──────── Task input

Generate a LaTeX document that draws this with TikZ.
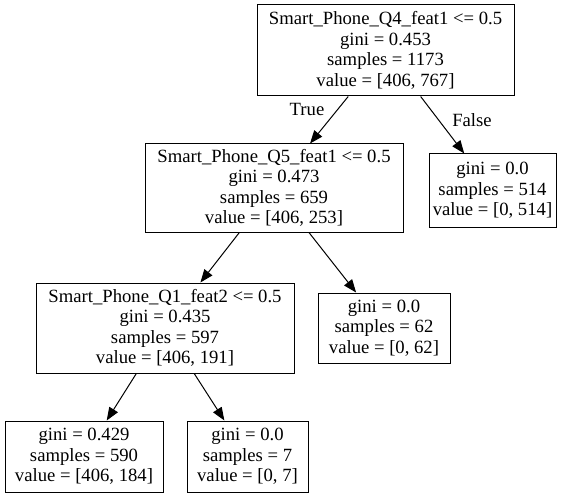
\documentclass[tikz,border=0pt]{standalone}
\usepackage{fontspec}
\setmainfont{Liberation Serif}
\usetikzlibrary{arrows.meta}
\begin{document}
\begin{tikzpicture}[x=1pt,y=-1pt,
  treenode/.style={draw=black, line width=1pt, rectangle, inner sep=0pt, align=center, font=\fontsize{18.67}{20.5}\selectfont},
  edge/.style={draw=black, line width=1pt, -{Triangle[length=13pt,width=10pt]}},
  lbl/.style={font=\fontsize{18.67}{20.5}\selectfont, inner sep=0pt}]
\useasboundingbox (0,0) rectangle (572,497);
\node[treenode, minimum width=257pt, minimum height=91pt] (n0) at (385.5,50.5) {Smart\_Phone\_Q4\_feat1 <= 0.5\\gini = 0.453\\samples = 1173\\value = [406, 767]};
\node[treenode, minimum width=258pt, minimum height=88pt] (n1) at (274,188) {Smart\_Phone\_Q5\_feat1 <= 0.5\\gini = 0.473\\samples = 659\\value = [406, 253]};
\node[treenode, minimum width=127pt, minimum height=73pt] (n2) at (492.5,190.5) {gini = 0.0\\samples = 514\\value = [0, 514]};
\node[treenode, minimum width=258pt, minimum height=90pt] (n3) at (165,328) {Smart\_Phone\_Q1\_feat2 <= 0.5\\gini = 0.435\\samples = 597\\value = [406, 191]};
\node[treenode, minimum width=132pt, minimum height=70pt] (n4) at (384,328) {gini = 0.0\\samples = 62\\value = [0, 62]};
\node[treenode, minimum width=158pt, minimum height=71pt] (n5) at (84,456.5) {gini = 0.429\\samples = 590\\value = [406, 184]};
\node[treenode, minimum width=121pt, minimum height=71pt] (n6) at (247.5,456.5) {gini = 0.0\\samples = 7\\value = [0, 7]};
\draw[edge] (n0) -- (n1);
\draw[edge] (n0) -- (n2);
\draw[edge] (n1) -- (n3);
\draw[edge] (n1) -- (n4);
\draw[edge] (n3) -- (n5);
\draw[edge] (n3) -- (n6);
\node[lbl] (ltrue) at (307,109) {True};
\node[lbl] (lfalse) at (472,120) {False};
\end{tikzpicture}
\end{document}
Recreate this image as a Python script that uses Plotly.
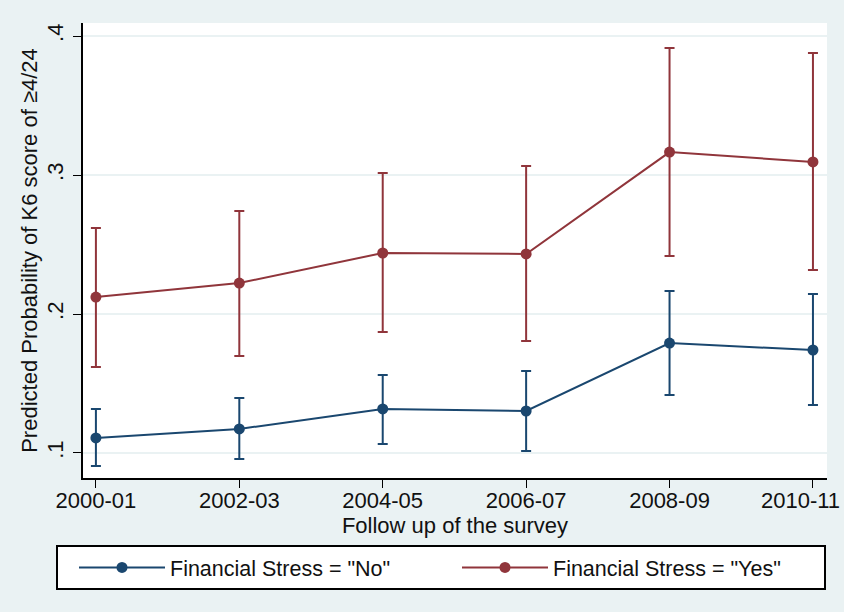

────────────────

**What you are asked to do:** Report only how many lines in the entries contain "that".

**Solution below:** 2